Does it mean that a Nigerian would not be capable of making any invention? The way and manner the University of Benin handled Ibeh's matter is unbecoming of an institution set up mainly for teaching and research. One had thought that the University should have rallied support for one of its own in his hour of need. The university should have spearheaded an investigative inquiry or lend support to Ibeh in his research effort. Is it not a pride to the university that its employee has performed such a medical feat? The role of NMA and NAFDAC in the matter is no less unpatriotic and anti-intellectualism.
In fact, these bodies ought to have insisted on Ibeh's findings being further investigated. NACA should not come into the matter at all. NACA should be interested on how to attract AIDS donor funds and managing them well than bother with scientific invention which is not part of its obligations. All these talks about publications of an invention in international journals before making the claims public shouldn't have cropped up at all at this stage. Every invention should be jealously guided especially a money spinner-invention as AIDS cure drug.

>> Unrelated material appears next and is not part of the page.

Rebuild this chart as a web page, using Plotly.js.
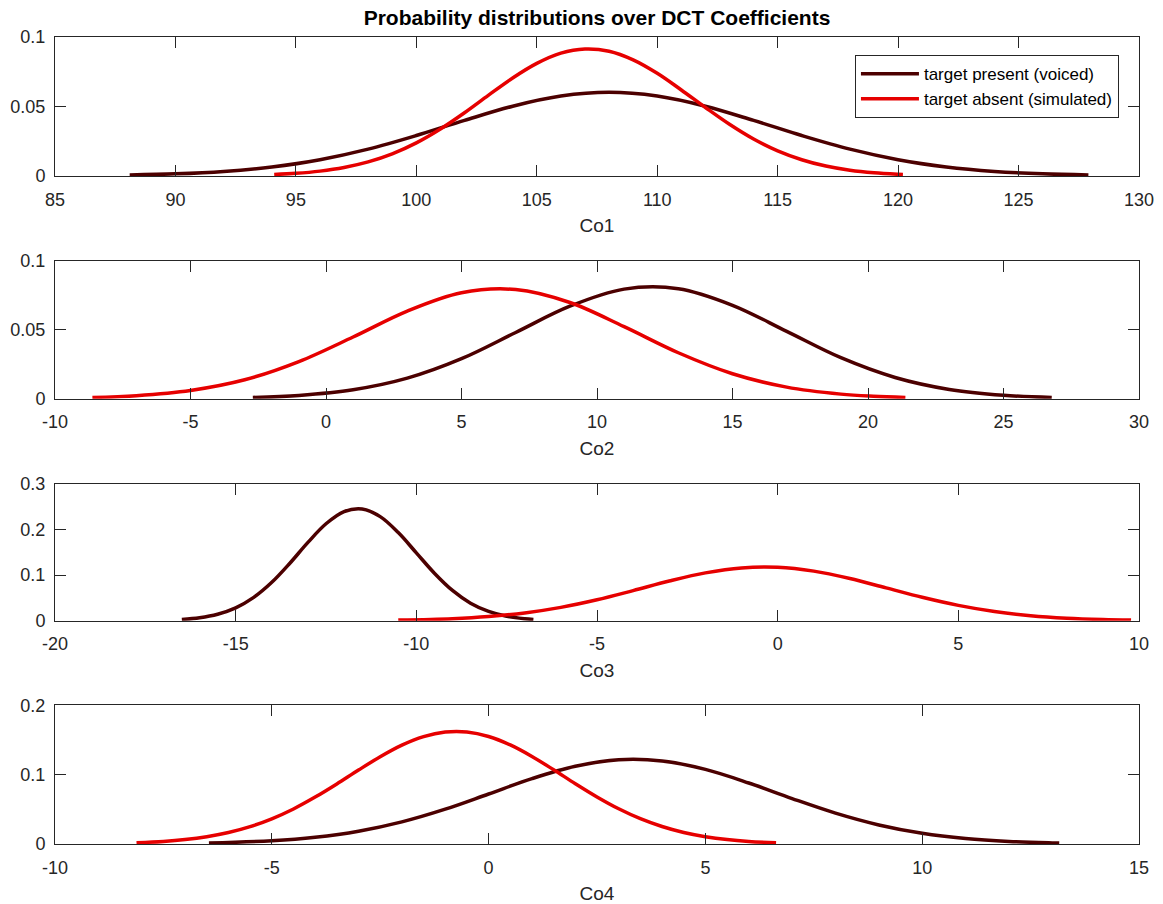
<!DOCTYPE html>
<html>
<head>
<meta charset="utf-8">
<script src="https://cdn.plot.ly/plotly-3.0.1.min.js"></script>
<style>html,body{margin:0;padding:0;background:#fff;}#chart{width:1163px;height:904px;}</style>
</head>
<body>
<div id="chart"></div>
<script>
// Co1
const co1PresentX = [88.1, 90, 92, 94, 96, 98, 100, 102, 104, 106, 108, 110, 112, 114, 116, 118, 120, 122, 124, 126, 127.9];
const co1PresentY = [0.00067, 0.00151, 0.00328, 0.00647, 0.0117, 0.0193, 0.0291, 0.0400, 0.0502, 0.0575, 0.0602, 0.0575, 0.0502, 0.0400, 0.0291, 0.0193, 0.0117, 0.00647, 0.00328, 0.00151, 0.00067];
const co1AbsentX = [94.1, 95, 96, 97, 98, 99, 100, 101, 102, 103, 104, 105, 106, 107, 108, 109, 110, 111, 112, 113, 114, 115, 116, 117, 118, 119, 120, 120.2];
const co1AbsentY = [0.00104, 0.00188, 0.00348, 0.00609, 0.0101, 0.0159, 0.0238, 0.0338, 0.0455, 0.0582, 0.0705, 0.0810, 0.0884, 0.0914, 0.0898, 0.0836, 0.0739, 0.0619, 0.0493, 0.0372, 0.0266, 0.0181, 0.0117, 0.00713, 0.00413, 0.00228, 0.00119, 0.00104];
// Co2
const co2PresentX = [-2.7, -1, 1, 3, 5, 7, 9, 11, 13, 15, 17, 19, 21, 23, 25, 26.78];
const co2PresentY = [0.0009, 0.00239, 0.00648, 0.0149, 0.0290, 0.0480, 0.0670, 0.0794, 0.0797, 0.0677, 0.0488, 0.0297, 0.0154, 0.00673, 0.00249, 0.0009];
const co2AbsentX = [-8.62, -7, -5, -3, -1, 1, 3, 5, 7, 9, 11, 13, 15, 17, 19, 20.2, 21.38];
const co2AbsentY = [0.00089, 0.00222, 0.00598, 0.0137, 0.0269, 0.0447, 0.0635, 0.0768, 0.0791, 0.0697, 0.0522, 0.0333, 0.0181, 0.00838, 0.00331, 0.00175, 0.00089];
// Co3
const co3PresentX = [-16.49, -16, -15.5, -15, -14.5, -14, -13.5, -13, -12.5, -12, -11.5, -11, -10.5, -10, -9.5, -9, -8.5, -8, -7.5, -7, -6.76];
const co3PresentY = [0.00273, 0.00647, 0.0142, 0.0282, 0.0511, 0.0842, 0.1261, 0.1718, 0.2127, 0.2395, 0.2453, 0.2284, 0.1934, 0.1489, 0.1043, 0.0664, 0.0384, 0.0203, 0.00969, 0.00422, 0.00273];
const co3AbsentX = [-10.5, -9, -8, -7, -6, -5, -4, -3, -2, -1, 0, 1, 2, 3, 4, 5, 6, 7, 8, 9, 9.78];
const co3AbsentY = [0.00131, 0.00450, 0.00918, 0.0171, 0.0293, 0.0460, 0.0661, 0.0870, 0.1049, 0.1159, 0.1173, 0.1088, 0.0925, 0.0720, 0.0514, 0.0336, 0.0201, 0.0110, 0.00555, 0.00255, 0.00131];
// Co4
const co4PresentX = [-6.45, -5, -4, -3, -2, -1, 0, 1, 2, 3, 4, 5, 6, 7, 8, 9, 10, 11, 12, 13, 13.16];
const co4PresentY = [0.00136, 0.00465, 0.00971, 0.0184, 0.0319, 0.0502, 0.0721, 0.0942, 0.1120, 0.1214, 0.1197, 0.1076, 0.0880, 0.0655, 0.0445, 0.0275, 0.01545, 0.00792, 0.00369, 0.00157, 0.00136];
const co4AbsentX = [-8.12, -7.5, -7, -6.5, -6, -5.5, -5, -4.5, -4, -3.5, -3, -2.5, -2, -1.5, -1, -0.5, 0, 0.5, 1, 1.5, 2, 2.5, 3, 3.5, 4, 4.5, 5, 5.5, 6, 6.63];
const co4AbsentY = [0.0018, 0.0037, 0.00637, 0.0105, 0.0165, 0.0250, 0.0363, 0.0505, 0.0676, 0.0866, 0.1066, 0.1258, 0.1425, 0.1548, 0.1614, 0.1615, 0.1550, 0.1428, 0.1262, 0.1070, 0.0870, 0.0679, 0.0508, 0.0365, 0.0252, 0.0166, 0.01058, 0.00643, 0.00376, 0.0018];

const axisTitles = ['Co1', 'Co2', 'Co3', 'Co4'];
const xRanges = [[85, 130], [-10, 30], [-20, 10], [-10, 15]];
const xTickVals = [
  [85, 90, 95, 100, 105, 110, 115, 120, 125, 130],
  [-10, -5, 0, 5, 10, 15, 20, 25, 30],
  [-20, -15, -10, -5, 0, 5, 10],
  [-10, -5, 0, 5, 10, 15]
];
const xTickText = [
  ['85', '90', '95', '100', '105', '110', '115', '120', '125', '130'],
  ['-10', '-5', '0', '5', '10', '15', '20', '25', '30'],
  ['-20', '-15', '-10', '-5', '0', '5', '10'],
  ['-10', '-5', '0', '5', '10', '15']
];
const yRanges = [[0, 0.1], [0, 0.1], [0, 0.3], [0, 0.2]];
const yDticks = [0.05, 0.05, 0.1, 0.1];
const seriesNames = ['target present (voiced)', 'target absent (simulated)'];
const chartTitle = 'Probability distributions over DCT Coefficients';

const presentColor = '#4c0000';
const absentColor = '#e60000';
const presentX = [co1PresentX, co2PresentX, co3PresentX, co4PresentX];
const presentY = [co1PresentY, co2PresentY, co3PresentY, co4PresentY];
const absentX = [co1AbsentX, co2AbsentX, co3AbsentX, co4AbsentX];
const absentY = [co1AbsentY, co2AbsentY, co3AbsentY, co4AbsentY];

const font = '"Liberation Sans", Arial, Helvetica, sans-serif';
const axisColor = '#262626';
const yDomains = [[0.8278, 1.0], [0.5518, 0.7228], [0.2767, 0.4461], [0.0, 0.1719]];

const traces = [];
for (let i = 0; i < 4; i++) {
  const sfx = i === 0 ? '' : String(i + 1);
  traces.push({
    x: presentX[i], y: presentY[i], type: 'scatter', mode: 'lines',
    line: {color: presentColor, width: 3.5, shape: 'spline', smoothing: 1},
    name: seriesNames[0], showlegend: i === 0,
    xaxis: 'x' + sfx, yaxis: 'y' + sfx, hoverinfo: 'x+y'
  });
  traces.push({
    x: absentX[i], y: absentY[i], type: 'scatter', mode: 'lines',
    line: {color: absentColor, width: 3.5, shape: 'spline', smoothing: 1},
    name: seriesNames[1], showlegend: i === 0,
    xaxis: 'x' + sfx, yaxis: 'y' + sfx, hoverinfo: 'x+y'
  });
}

const layout = {
  width: 1163, height: 904,
  margin: {l: 55, r: 24, t: 37, b: 60},
  paper_bgcolor: '#ffffff', plot_bgcolor: '#ffffff',
  font: {family: font, color: axisColor, size: 18},
  title: {
    text: '<b>' + chartTitle + '</b>',
    x: 0.5, xref: 'paper', xanchor: 'center',
    y: 0.980, yref: 'container', yanchor: 'middle',
    font: {family: font, size: 21, color: '#000000'}
  },
  showlegend: true,
  legend: {
    x: 0.9815, xanchor: 'right', y: 0.9775, yanchor: 'top',
    bgcolor: '#ffffff', bordercolor: axisColor, borderwidth: 1,
    font: {family: font, size: 17, color: '#000000'},
    itemwidth: 58, tracegroupgap: 0
  }
};

for (let i = 0; i < 4; i++) {
  const sfx = i === 0 ? '' : String(i + 1);
  layout['xaxis' + sfx] = {
    domain: [0, 1], anchor: 'y' + sfx, range: xRanges[i],
    tickmode: 'array', tickvals: xTickVals[i], ticktext: xTickText[i],
    showgrid: false, zeroline: false, showline: true, linecolor: axisColor, linewidth: 1,
    mirror: 'ticks', ticks: 'inside', ticklen: 11, tickcolor: axisColor, tickwidth: 1,
    ticklabelstandoff: 7,
    tickfont: {family: font, size: 18, color: axisColor},
    title: {text: axisTitles[i], font: {family: font, size: 19, color: axisColor}, standoff: 10}
  };
  layout['yaxis' + sfx] = {
    domain: yDomains[i], anchor: 'x' + sfx, range: yRanges[i], dtick: yDticks[i], tick0: 0,
    showgrid: false, zeroline: false, showline: true, linecolor: axisColor, linewidth: 1,
    mirror: 'ticks', ticks: 'inside', ticklen: 11, tickcolor: axisColor, tickwidth: 1,
    ticklabelstandoff: 5,
    tickfont: {family: font, size: 18, color: axisColor}
  };
}

Plotly.newPlot('chart', traces, layout, {displayModeBar: false, staticPlot: true});
</script>
</body>
</html>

I do not blame Ibeh for hoarding the information. It is his intellectual property. He has the right to hold the information or disclose it. After all, the person that made coke from which the modern day Cocacola drink is made did not publish it in these journals yet the entire world is consuming coke. The same can be said of the discovery of penicillin and other drugs used in curing some ailments. Inventions are jealously guided. If you expose yours, others will copy it and claim originality. Ibeh should go further and patent his product before copycats swamp on it.

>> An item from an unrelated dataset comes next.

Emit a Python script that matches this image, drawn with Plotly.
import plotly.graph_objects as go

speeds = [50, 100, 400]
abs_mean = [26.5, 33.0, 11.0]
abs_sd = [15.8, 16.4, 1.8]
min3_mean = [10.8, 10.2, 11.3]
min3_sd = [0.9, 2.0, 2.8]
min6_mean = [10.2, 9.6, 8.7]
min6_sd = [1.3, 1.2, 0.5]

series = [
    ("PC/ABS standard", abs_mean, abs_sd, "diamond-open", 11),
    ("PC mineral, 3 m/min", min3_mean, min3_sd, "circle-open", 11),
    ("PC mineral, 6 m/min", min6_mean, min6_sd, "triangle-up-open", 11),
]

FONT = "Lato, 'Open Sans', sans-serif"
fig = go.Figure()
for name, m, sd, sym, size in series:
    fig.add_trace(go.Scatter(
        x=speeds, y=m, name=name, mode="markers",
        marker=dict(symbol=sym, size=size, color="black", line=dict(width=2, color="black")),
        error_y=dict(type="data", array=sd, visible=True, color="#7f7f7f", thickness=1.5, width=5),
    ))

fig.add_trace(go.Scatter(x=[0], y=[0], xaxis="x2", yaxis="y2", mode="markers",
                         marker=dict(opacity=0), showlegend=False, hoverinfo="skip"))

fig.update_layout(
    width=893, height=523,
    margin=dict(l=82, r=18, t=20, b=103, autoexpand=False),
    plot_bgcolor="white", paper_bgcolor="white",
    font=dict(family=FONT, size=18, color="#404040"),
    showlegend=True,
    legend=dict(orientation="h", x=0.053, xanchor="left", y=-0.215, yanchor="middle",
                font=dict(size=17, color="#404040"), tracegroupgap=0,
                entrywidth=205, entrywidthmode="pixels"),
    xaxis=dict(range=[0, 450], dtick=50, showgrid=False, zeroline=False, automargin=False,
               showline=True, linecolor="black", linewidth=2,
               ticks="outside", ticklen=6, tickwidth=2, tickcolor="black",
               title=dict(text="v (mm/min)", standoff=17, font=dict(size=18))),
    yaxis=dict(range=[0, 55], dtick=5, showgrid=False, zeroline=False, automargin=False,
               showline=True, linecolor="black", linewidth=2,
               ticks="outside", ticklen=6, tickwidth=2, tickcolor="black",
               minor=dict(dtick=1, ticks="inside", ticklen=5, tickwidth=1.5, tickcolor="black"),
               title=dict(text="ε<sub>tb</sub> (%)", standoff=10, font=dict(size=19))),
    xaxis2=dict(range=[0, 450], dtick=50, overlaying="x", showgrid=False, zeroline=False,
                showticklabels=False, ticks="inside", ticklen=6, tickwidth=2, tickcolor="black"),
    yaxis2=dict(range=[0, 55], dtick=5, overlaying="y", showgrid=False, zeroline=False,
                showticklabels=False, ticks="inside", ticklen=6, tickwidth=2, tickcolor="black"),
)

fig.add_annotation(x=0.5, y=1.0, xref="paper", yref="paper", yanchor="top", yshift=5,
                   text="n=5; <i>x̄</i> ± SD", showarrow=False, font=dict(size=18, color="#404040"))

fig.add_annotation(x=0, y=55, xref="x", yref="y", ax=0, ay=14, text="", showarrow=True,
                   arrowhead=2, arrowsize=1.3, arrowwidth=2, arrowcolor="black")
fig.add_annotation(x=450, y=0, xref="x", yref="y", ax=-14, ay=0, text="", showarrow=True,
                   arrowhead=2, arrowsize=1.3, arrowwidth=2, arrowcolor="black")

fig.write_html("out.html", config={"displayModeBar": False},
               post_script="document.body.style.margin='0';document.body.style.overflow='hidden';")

The way we shoot down our own in this part of the world is bad and does not augur well for innovative spirit. Ibeh deserves our encouragement and praise for his scientific feat. He should not be vilified for making attempt to find a cure for AIDS. Who says that a Nigerian cannot manufacture a drug that can cure AIDS? We should stop limiting our people and our capability for invention. The same way they shot down Professor Augustine Njoku-Obi's cholera vaccine, Dr.Oliver Ugo's in vitro-fertilization and Dr. Jeremiah Abalaka's AIDS cure vaccine is the same way they want to stop Ibeh's initiative. There is no way we can make great progress with the pull-him-down (PHD) syndrome. Our scientific inquiry cannot develop in an atmosphere of skepticism. What those shooting Ibeh down should do now is to subject his claim to test to determine the truth or otherwise of the matter. Other researchers can still improve on what Ibeh has done if his is not yet perfect. Life is about improvement. Our scientists should not be afraid to improve on existing knowledge. In the fight to find AIDS cure, no race or country should be left out and no source should be dismissed with a wave of the hand. Ibeh is not an ordinary man in the street. He is a scientist whose claims should be tested before being dismissed. The condemnation that greeted his effort is not the way to encourage research.